▶ [Short task] Copy exactly, and only, the lines below from the first through the one containing "import pandas as pd", both included; pictures are omitted.

▶ [Data excerpt]
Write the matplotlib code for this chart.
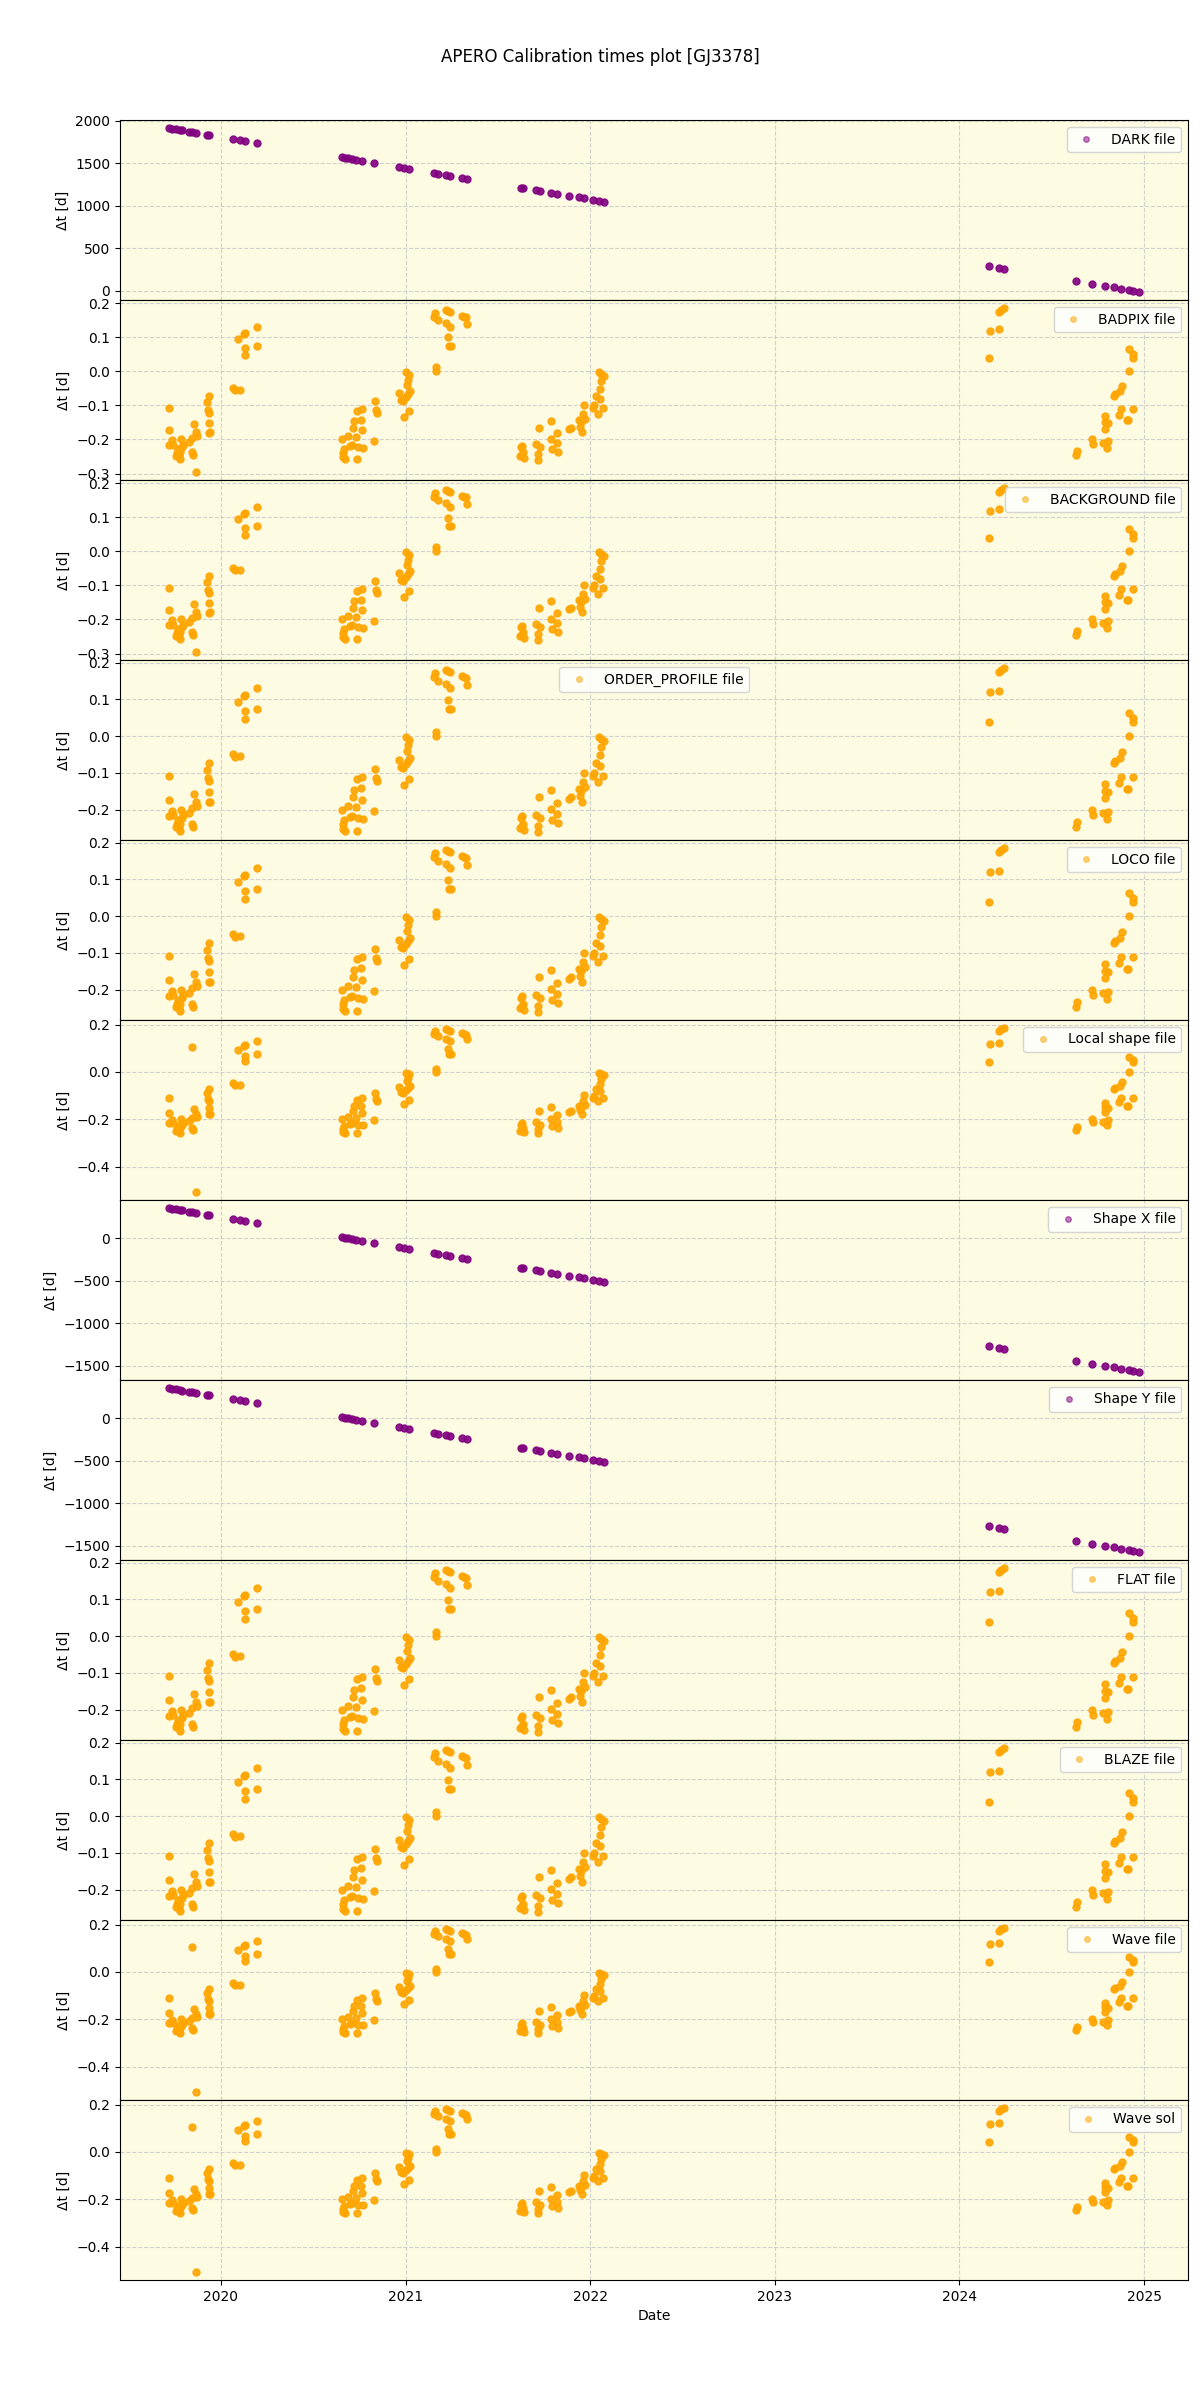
"""
plot.py

Calibration times plot: one panel per calibration file type, showing the
time offset (in days) between each observation and the calibration used.
"""

import matplotlib
matplotlib.use("Agg")
import matplotlib.pyplot as plt
import pandas as pd


# ══════════════════════════════════════════════════════════
# DATA
# ══════════════════════════════════════════════════════════

TITLE = "APERO Calibration times plot [GJ3378]"

# observation dates (decimal years) for the small-offset panels
base_dates = [
    2019.717, 2019.720, 2019.717, 2019.735, 2019.757, 2019.766, 2019.780,
    2019.787, 2019.790, 2019.778, 2019.830, 2019.845, 2019.848, 2019.845,
    2019.857, 2019.864, 2019.869, 2019.923, 2019.934, 2019.932, 2019.936,
    2019.934, 2019.934, 2019.940, 2019.762, 2019.772, 2019.795, 2019.740,
    2020.069, 2020.077, 2020.102, 2020.096, 2020.131, 2020.134, 2020.129,
    2020.194, 2020.194, 2020.127,
    2020.656, 2020.665, 2020.667, 2020.674, 2020.687, 2020.710, 2020.715,
    2020.722, 2020.731, 2020.737, 2020.740, 2020.760, 2020.764, 2020.764,
    2020.769, 2020.745, 2020.830, 2020.835, 2020.843, 2020.846, 2020.660,
    2020.700,
    2020.967, 2020.978, 2020.985, 2020.994, 2021.003, 2021.018, 2021.007,
    2021.012, 2021.021, 2021.018, 2021.000, 2021.010,
    2021.151, 2021.158, 2021.174, 2021.165, 2021.165, 2021.220, 2021.242,
    2021.220, 2021.238, 2021.230, 2021.234, 2021.245, 2021.305, 2021.328,
    2021.333, 2021.230, 2021.315,
    2021.626, 2021.621, 2021.636, 2021.640, 2021.630, 2021.632, 2021.707,
    2021.722, 2021.716, 2021.716, 2021.729, 2021.788, 2021.788, 2021.794,
    2021.819, 2021.820, 2021.822, 2021.884, 2021.896, 2021.938, 2021.942,
    2021.953, 2021.963, 2021.969, 2021.958, 2021.948,
    2022.014, 2022.029, 2022.041, 2022.045, 2022.059, 2022.072, 2022.050,
    2022.058, 2022.068, 2022.050, 2022.020,
    2024.159, 2024.165, 2024.213, 2024.213, 2024.226, 2024.239,
    2024.633, 2024.635, 2024.719, 2024.722, 2024.777, 2024.786, 2024.788,
    2024.790, 2024.800, 2024.802, 2024.806, 2024.836, 2024.845, 2024.862,
    2024.871, 2024.877, 2024.882, 2024.907, 2024.912, 2024.916, 2024.920,
    2024.940, 2024.942, 2024.938,
]

base_dt = [
    -0.109, -0.173, -0.216, -0.203, -0.248, -0.228, -0.257,
    -0.200, -0.223, -0.238, -0.208, -0.238, -0.246, -0.196,
    -0.156, -0.178, -0.190, -0.091, -0.072, -0.114, -0.121,
    -0.152, -0.180, -0.178, -0.240, -0.250, -0.215, -0.215,
    -0.048, -0.056, -0.054, 0.094, 0.113, 0.069, 0.047,
    0.130, 0.075, 0.110,
    -0.200, -0.252, -0.228, -0.257, -0.191, -0.216, -0.166,
    -0.146, -0.193, -0.257, -0.117, -0.142, -0.112, -0.173,
    -0.226, -0.223, -0.204, -0.088, -0.115, -0.121, -0.240,
    -0.220,
    -0.064, -0.084, -0.087, -0.134, -0.003, -0.010, -0.040,
    -0.067, -0.059, -0.117, -0.075, -0.025,
    0.160, 0.171, 0.151, 0.012, 0.000, 0.181, 0.175,
    0.141, 0.131, 0.099, 0.074, 0.074, 0.163, 0.158,
    0.139, 0.178, 0.160,
    -0.223, -0.250, -0.238, -0.255, -0.218, -0.245, -0.213,
    -0.166, -0.243, -0.260, -0.223, -0.147, -0.198, -0.228,
    -0.181, -0.211, -0.236, -0.170, -0.165, -0.144, -0.163,
    -0.178, -0.099, -0.139, -0.124, -0.150,
    -0.109, -0.072, -0.124, -0.003, -0.008, -0.013, -0.052,
    -0.030, -0.109, -0.081, -0.100,
    0.040, 0.119, 0.124, 0.175, 0.180, 0.185,
    -0.246, -0.233, -0.200, -0.213, -0.210, -0.168, -0.150,
    -0.131, -0.225, -0.151, -0.205, -0.074, -0.067, -0.127,
    -0.059, -0.112, -0.042, -0.144, -0.144, 0.064, 0.000,
    0.050, 0.040, -0.112,
]

# extra points only present in some panels
badpix_extra_dates = [2019.864]
badpix_extra_dt = [-0.295]
shape_extra_dates = [2019.845, 2019.864]
shape_extra_dt = [0.104, -0.507]

# dates for the large-offset panels (DARK, Shape X, Shape Y)
long_dates = [
    2019.717, 2019.735, 2019.757, 2019.780, 2019.790, 2019.830, 2019.845,
    2019.864, 2019.923, 2019.934,
    2020.069, 2020.102, 2020.131, 2020.194,
    2020.656, 2020.674, 2020.687, 2020.710, 2020.731, 2020.764, 2020.830,
    2020.967, 2020.994, 2021.018,
    2021.151, 2021.174, 2021.220, 2021.242, 2021.305, 2021.333,
    2021.626, 2021.636, 2021.707, 2021.729, 2021.788, 2021.819, 2021.884,
    2021.938, 2021.963, 2022.014, 2022.045, 2022.072,
    2024.159, 2024.213, 2024.239,
    2024.633, 2024.719, 2024.786, 2024.836, 2024.877, 2024.920, 2024.940,
    2024.975,
]

dark_dt = [
    1910, 1903, 1895, 1886, 1883, 1868, 1863,
    1856, 1834, 1830,
    1781, 1769, 1758, 1735,
    1567, 1560, 1555, 1547, 1539, 1527, 1503,
    1453, 1443, 1434,
    1386, 1377, 1361, 1353, 1330, 1319,
    1212, 1209, 1183, 1175, 1153, 1142, 1118,
    1098, 1089, 1071, 1059, 1049,
    287, 267, 258,
    114, 83, 58, 40, 25, 9, 2,
    -11,
]

shape_x_dt = [
    351, 344, 336, 327, 324, 309, 304,
    297, 275, 271,
    222, 210, 199, 176,
    8, 1, -4, -12, -20, -32, -56,
    -106, -116, -125,
    -173, -182, -198, -206, -229, -240,
    -347, -350, -376, -384, -406, -417, -441,
    -461, -470, -488, -500, -510,
    -1272, -1292, -1301,
    -1445, -1476, -1501, -1519, -1534, -1550, -1557,
    -1570,
]

shape_y_dt = [
    352, 345, 337, 328, 324, 310, 305,
    298, 276, 272,
    223, 211, 200, 177,
    9, 2, -3, -11, -19, -31, -55,
    -105, -115, -124,
    -172, -181, -197, -205, -228, -239,
    -346, -349, -375, -383, -405, -416, -440,
    -460, -469, -487, -499, -509,
    -1271, -1291, -1300,
    -1444, -1475, -1500, -1518, -1533, -1549, -1556,
    -1569,
]


# ══════════════════════════════════════════════════════════
# UTILIDADES
# ══════════════════════════════════════════════════════════

def _to_datetime(years):
    """Decimal years -> pandas timestamps."""
    out = []
    for y in years:
        year = int(y)
        start = pd.Timestamp(year=year, month=1, day=1)
        out.append(start + pd.Timedelta(days=(y - year) * 365.25))
    return out


def _panel(ax, dates, values, label, color, loc="upper right"):
    """One calibration panel."""
    ax.set_facecolor("#fdfbe1")
    ax.plot(_to_datetime(dates), values, "o", color=color, ms=5,
            alpha=0.9, label=label, zorder=3)
    ax.grid(True, linestyle="--", color="#c8c8c8", alpha=0.8, zorder=0)
    ax.set_ylabel("Δt [d]")
    leg = ax.legend(loc=loc, markerscale=0.8)
    for h in leg.legend_handles:
        h.set_alpha(0.5)


# ══════════════════════════════════════════════════════════
# FIGURA
# ══════════════════════════════════════════════════════════

badpix_dates = base_dates + badpix_extra_dates
badpix_dt = base_dt + badpix_extra_dt
shape_dates = base_dates + shape_extra_dates
shape_dt = base_dt + shape_extra_dt

panels = [
    (long_dates, dark_dt, "DARK file", "purple", "upper right"),
    (badpix_dates, badpix_dt, "BADPIX file", "orange", "upper right"),
    (badpix_dates, badpix_dt, "BACKGROUND file", "orange", "upper right"),
    (base_dates, base_dt, "ORDER_PROFILE file", "orange", "upper center"),
    (base_dates, base_dt, "LOCO file", "orange", "upper right"),
    (shape_dates, shape_dt, "Local shape file", "orange", "upper right"),
    (long_dates, shape_x_dt, "Shape X file", "purple", "upper right"),
    (long_dates, shape_y_dt, "Shape Y file", "purple", "upper right"),
    (base_dates, base_dt, "FLAT file", "orange", "upper right"),
    (base_dates, base_dt, "BLAZE file", "orange", "upper right"),
    (shape_dates, shape_dt, "Wave file", "orange", "upper right"),
    (shape_dates, shape_dt, "Wave sol", "orange", "upper right"),
]

fig, axes = plt.subplots(len(panels), 1, figsize=(12, 24), sharex=True)
fig.subplots_adjust(left=0.1, right=0.99, top=0.95, bottom=0.05, hspace=0)

for ax, (d, v, label, color, loc) in zip(axes, panels):
    _panel(ax, d, v, label, color, loc)

axes[-1].set_xlabel("Date")
fig.suptitle(TITLE, y=0.98, fontsize=12)

fig.savefig("out.png", dpi=100)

▶ [Problem solution]
Write the matplotlib code for this chart.
"""
plot.py

Calibration times plot: one panel per calibration file type, showing the
time offset (in days) between each observation and the calibration used.
"""

import matplotlib
matplotlib.use("Agg")
import matplotlib.pyplot as plt
import pandas as pd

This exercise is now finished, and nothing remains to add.